++++ Supplied material
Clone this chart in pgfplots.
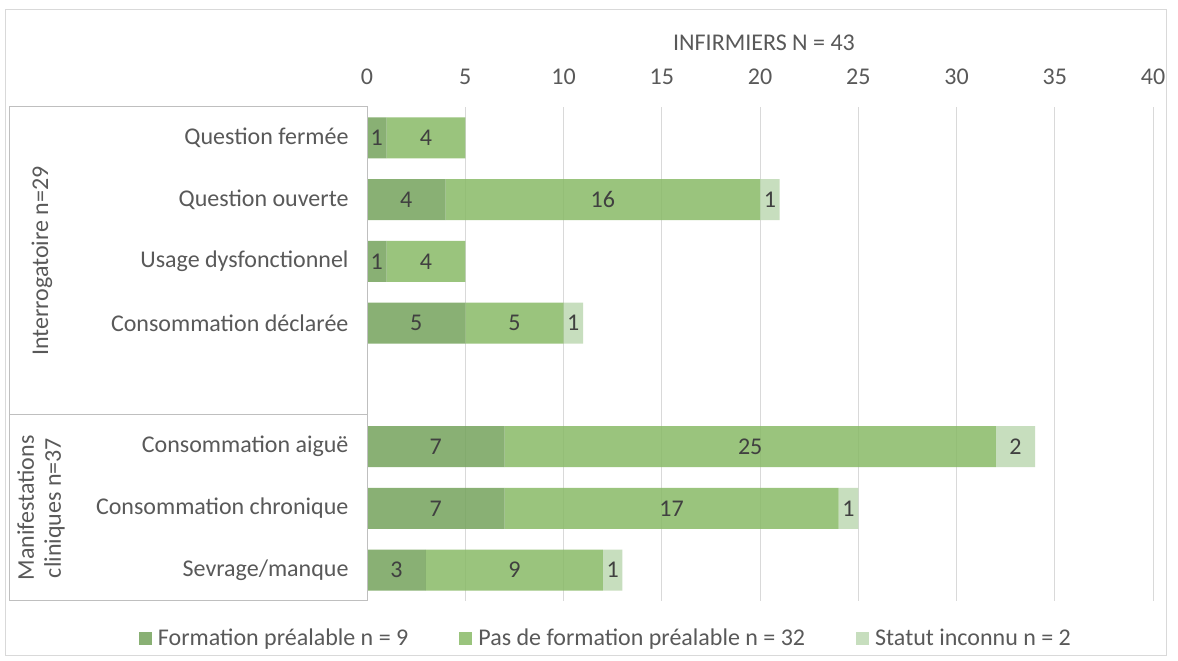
\documentclass[border=0pt]{standalone}
\usepackage{pgfplots}
\pgfplotsset{compat=1.18}
\usepackage{pgfplotstable}
\usepackage{fontspec}
\setmainfont{Carlito}
\definecolor{cDark}{RGB}{117,163,92}
\definecolor{cMed}{RGB}{137,186,103}
\definecolor{cLight}{RGB}{190,217,179}
\definecolor{txt}{RGB}{89,89,89}
\definecolor{lbl}{RGB}{64,64,64}
\definecolor{gridc}{RGB}{217,217,217}
\definecolor{boxc}{RGB}{191,191,191}
\newcommand{\fs}{\fontsize{24}{27}\selectfont}

\pgfplotstableread{
y a b c
7 1 4 0
6 4 16 1
5 1 4 0
4 5 5 1
2 7 25 2
1 7 17 1
0 3 9 1
}\bars

\pgfplotstableread{
x y l
0.5 7 1
3 7 4
2 6 4
12 6 16
20.5 6 1
0.5 5 1
3 5 4
2.5 4 5
7.5 4 5
10.5 4 1
3.5 2 7
19.5 2 25
33 2 2
3.5 1 7
15.5 1 17
24.5 1 1
1.5 0 3
7.5 0 9
12.5 0 1
}\labels

\pgfplotsset{common/.style={
  scale only axis, width=786pt, height=494pt,
  at={(367pt,60pt)}, anchor=south west,
  xmin=0, xmax=40, ymin=-0.5, ymax=7.5,
}}

\begin{document}
\begin{tikzpicture}[x=1pt,y=1pt]
\useasboundingbox (0,0) rectangle (1178,661);
\fill[white] (0,0) rectangle (1178,661);
\draw[gridc, line width=1pt] (5,5) rectangle (1166,651);
\begin{axis}[common,
  xbar stacked, bar width=41pt,
  axis line style={draw=none},
  major tick length=0pt,
  xtick={0,5,...,40},
  xticklabel pos=upper,
  xmajorgrids, grid style={gridc, line width=1pt},
  ytick={0,1,2,4,5,6,7},
  yticklabels={Sevrage/manque, Consommation chronique, Consommation aiguë, Consommation déclarée, Usage dysfonctionnel, Question ouverte, Question fermée},
  tick label style={font=\fs, text=txt},
  /pgf/number format/assume math mode=true,
  xticklabel style={yshift=19pt},
  yticklabel style={xshift=-15pt},
  legend style={draw=none, fill=none, at={(axis description cs:0.304,-0.075)}, anchor=center, legend columns=3, font=\fs, text=txt, /tikz/every even column/.append style={column sep=49pt}},
  legend image code/.code={\fill[#1] (0pt,-6.5pt) rectangle (13pt,6.5pt); \path (17pt,0pt);},
]
\addplot[fill=cDark, draw=none, fill opacity=0.85] table[x=a,y=y]{\bars};
\addplot[fill=cMed, draw=none, fill opacity=0.85] table[x=b,y=y]{\bars};
\addplot[fill=cLight, draw=none, fill opacity=0.85] table[x=c,y=y]{\bars};
\legend{Formation préalable n = 9, Pas de formation préalable n = 32, Statut inconnu n = 2}
\end{axis}
\begin{axis}[common, hide axis]
\addplot[draw=none, mark=none, nodes near coords, point meta=explicit symbolic,
  every node near coord/.append style={font=\fs, text=lbl, anchor=center}] table[x=x,y=y,meta=l]{\labels};
\end{axis}
\draw[boxc, line width=1pt] (9,60) -- (367,60) -- (367,554) -- (9,554) -- cycle;
\draw[boxc, line width=1pt] (9,246) -- (367,246);
\node[font=\fs, text=txt] at (764,618) {INFIRMIERS N = 43};
\node[rotate=90, font=\fs, text=txt] at (42,400) {Interrogatoire n=29};
\node[rotate=90, font=\fs, text=txt, align=center] at (41,153) {Manifestations\\cliniques n=37};
\end{tikzpicture}
\end{document}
++++++++
__Task details__. With the pictures left out, transcribe the material exactly.

__The solution__.
Clone this chart in pgfplots.
\documentclass[border=0pt]{standalone}
\usepackage{pgfplots}
\pgfplotsset{compat=1.18}
\usepackage{pgfplotstable}
\usepackage{fontspec}
\setmainfont{Carlito}
\definecolor{cDark}{RGB}{117,163,92}
\definecolor{cMed}{RGB}{137,186,103}
\definecolor{cLight}{RGB}{190,217,179}
\definecolor{txt}{RGB}{89,89,89}
\definecolor{lbl}{RGB}{64,64,64}
\definecolor{gridc}{RGB}{217,217,217}
\definecolor{boxc}{RGB}{191,191,191}
\newcommand{\fs}{\fontsize{24}{27}\selectfont}

\pgfplotstableread{
y a b c
7 1 4 0
6 4 16 1
5 1 4 0
4 5 5 1
2 7 25 2
1 7 17 1
0 3 9 1
}\bars

\pgfplotstableread{
x y l
0.5 7 1
3 7 4
2 6 4
12 6 16
20.5 6 1
0.5 5 1
3 5 4
2.5 4 5
7.5 4 5
10.5 4 1
3.5 2 7
19.5 2 25
33 2 2
3.5 1 7
15.5 1 17
24.5 1 1
1.5 0 3
7.5 0 9
12.5 0 1
}\labels

\pgfplotsset{common/.style={
  scale only axis, width=786pt, height=494pt,
  at={(367pt,60pt)}, anchor=south west,
  xmin=0, xmax=40, ymin=-0.5, ymax=7.5,
}}

\begin{document}
\begin{tikzpicture}[x=1pt,y=1pt]
\useasboundingbox (0,0) rectangle (1178,661);
\fill[white] (0,0) rectangle (1178,661);
\draw[gridc, line width=1pt] (5,5) rectangle (1166,651);
\begin{axis}[common,
  xbar stacked, bar width=41pt,
  axis line style={draw=none},
  major tick length=0pt,
  xtick={0,5,...,40},
  xticklabel pos=upper,
  xmajorgrids, grid style={gridc, line width=1pt},
  ytick={0,1,2,4,5,6,7},
  yticklabels={Sevrage/manque, Consommation chronique, Consommation aiguë, Consommation déclarée, Usage dysfonctionnel, Question ouverte, Question fermée},
  tick label style={font=\fs, text=txt},
  /pgf/number format/assume math mode=true,
  xticklabel style={yshift=19pt},
  yticklabel style={xshift=-15pt},
  legend style={draw=none, fill=none, at={(axis description cs:0.304,-0.075)}, anchor=center, legend columns=3, font=\fs, text=txt, /tikz/every even column/.append style={column sep=49pt}},
  legend image code/.code={\fill[#1] (0pt,-6.5pt) rectangle (13pt,6.5pt); \path (17pt,0pt);},
]
\addplot[fill=cDark, draw=none, fill opacity=0.85] table[x=a,y=y]{\bars};
\addplot[fill=cMed, draw=none, fill opacity=0.85] table[x=b,y=y]{\bars};
\addplot[fill=cLight, draw=none, fill opacity=0.85] table[x=c,y=y]{\bars};
\legend{Formation préalable n = 9, Pas de formation préalable n = 32, Statut inconnu n = 2}
\end{axis}
\begin{axis}[common, hide axis]
\addplot[draw=none, mark=none, nodes near coords, point meta=explicit symbolic,
  every node near coord/.append style={font=\fs, text=lbl, anchor=center}] table[x=x,y=y,meta=l]{\labels};
\end{axis}
\draw[boxc, line width=1pt] (9,60) -- (367,60) -- (367,554) -- (9,554) -- cycle;
\draw[boxc, line width=1pt] (9,246) -- (367,246);
\node[font=\fs, text=txt] at (764,618) {INFIRMIERS N = 43};
\node[rotate=90, font=\fs, text=txt] at (42,400) {Interrogatoire n=29};
\node[rotate=90, font=\fs, text=txt, align=center] at (41,153) {Manifestations\\cliniques n=37};
\end{tikzpicture}
\end{document}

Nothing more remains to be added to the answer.